彼女が親を捨てた時に、それはそれで勇気のいる、強い決心であったろう。人が人を捨てる時、完全にその捨てた人が自分にとって何でもなくなるまでには、多くの激痛を支払わねばならない。捨てたということが、何の良心の呵責を覚えなくなるまでに人は多くの戦いという体験をしなければならない。罪の意識に苦しんでいるうちは、まだ捨てきれていない証拠である。
自分に対する仕打ちと同時に、相手のどうしようもない醜さを露骨に見てしまったとき、人は人を捨てられる。子は親を捨てられる。捨てなければその呪いの中で自分は永久に不幸になるだろう。完全に捨てるということは、完全に相手の醜さが分かるということである。人に騙されているのに気づかない人がいる。「お前はそんなこともわからないのか?」といっても虚しい。

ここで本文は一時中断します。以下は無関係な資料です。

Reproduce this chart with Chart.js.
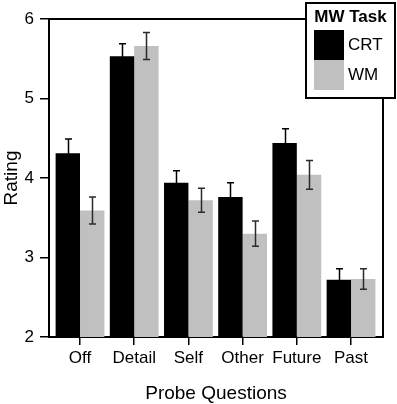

分からないから騙され続けるのだが、口を開けば天使や聖人のようなことをいい、物を書かせばキリストのような人間に人は騙される。人間は頭から人を疑うことがどうしても難しいのだろう。ことに、青春の一時期とはそうしたものである。宗教者や賢人・賢者と自称する人間は、神の生まれ変わりのようなことを言ったりするから、つい信用してしまう。
「40過ぎたら自分の顔に責任を持て!」いい言葉だ。どんなに辛い悪条件においても、自分を大切にし、自分を励まし、素直に、そして粘り強く生き抜くとき、それが目立たぬありきたりの人生であれ、結局は自分が築き上げたものだ。自分の人生において、自分が責任を取らないで誰がとる?そう考えることが、人間の成熟さを示すもの。それが人の顔だ。